I know there already exists a similar question, which has not been answered.
I have a very large numpy array saved in a npz file. I don't want it to be loaded completely (my RAM can't handle it entirely), but just want to load a part of it.
This is how the file was generated:
np.savez_compressed('file_name.npz', xxx)
And this is how I would like to load it:
xxx = np.load('file_name.npz,mmap_mode="r")

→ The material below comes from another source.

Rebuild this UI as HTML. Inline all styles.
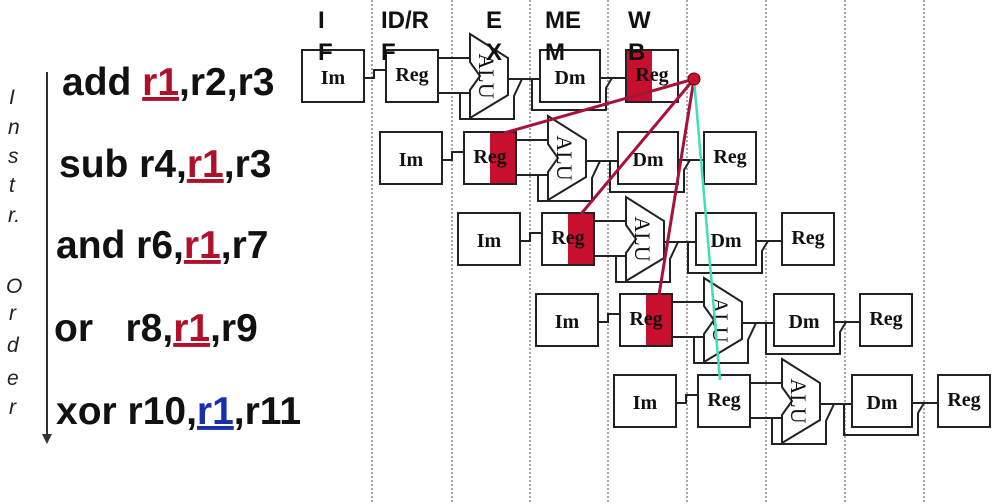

Now, to actually access the part of the array I am interested into, I should type
a = xxx['arr_0'][0][0][0]
But though this piece is quite small, python first loads the whole array (I know it because my RAM is filled) and then shows this small part. The same would happen if I directly wrote
xxx = np.load('file_name.npz,mmap_mode="r")['arr_0'][0][0][0]
What am I doing wrong?
mmap_mode
does not work with a npz
file. An npz
is a zip
archive. That is, it contains npy
files, one per key
. You can see this by looking at the npz
file with a OS archive manager tool.
I'm a little surprised that your load
call doesn't raise an error, but looking at the code I see that it dispatches to NpzFile
loader without even looking at the mmap_mode
parameter.
To use mmap
, you'll have to extract arr_0.npy
(again using the OS tool), and use load
on it.